La presenza del profeta insieme con Mosè dev'essere dunque interpretata in funzione dell'intero episodio e cioè di un'ulteriore testimonianza relativa al grifone quale simbolo cristologico e conditio sine qua non perché siano insieme autenticate sia la trasfigurazione e l'ascensione del grifone - Cristo sia la nuova funzione di Beatrice, qui più che mai typus Trinitatis (e speciatim typus Spiritus Sancti), lasciata come appare a guardia del plaustro, cioè della Chiesa.
Il nome del profeta sanziona dunque non una soluzione gioachimita o apocalittica (e l'assenza di Enoch diventa la più valida prova sia pure ex silentio) ma quella più dantesca d'imminente riscatto a opera del profetizzato " messo di Dio ", espresso per mezzo di un altro simbolo cristologico - DXV - da interpretare, sulla scorta della teologia politica, cristomimeticamente come simbolo dell'imperatore, typus Christi gerens.
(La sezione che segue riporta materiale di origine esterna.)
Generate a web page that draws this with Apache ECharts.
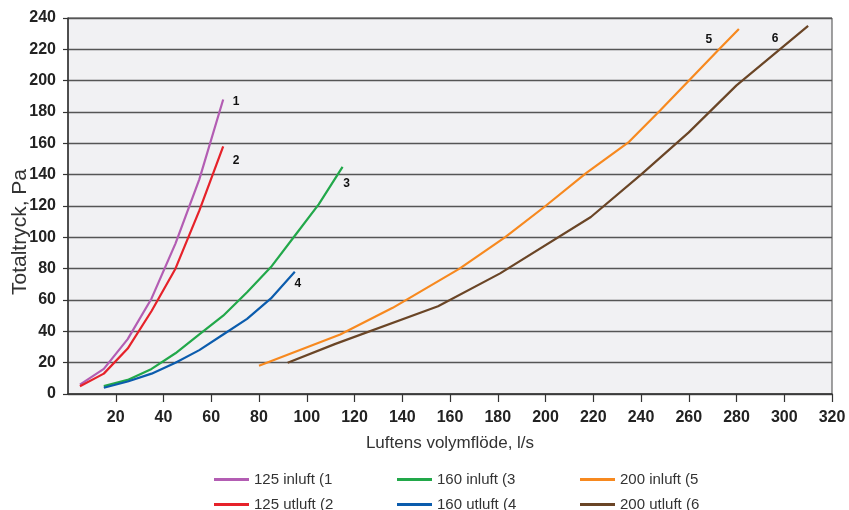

Bibl.-Si leggano i testi relativi alla tradizione esegetica nella Patrologiae Cursus Completus, Series Latina, ediz. Migne.
Si leggano i testi delle Visioni e nelle Revelationes Gertrudianae ac Mechtildianae, ediz. dei Solesmensi (II, Parigi 1877) e nella Visio Sancti Pauli, in Apocrypha Anecdota, a c. di I.M. Rhodes (II, Cambridge 1893); e Ubertino Da Casale, Liber qui intitulatur Arbor Vitae Crucifixae Iesu, Venezia 1485. Sulla simbologia cristologica e sulla teologia-politica, si veda G.R. Sarolli, Prolegomena alla D.C., Firenze 1969; E.G. Gardner, D. and the Mystics, New York 1968.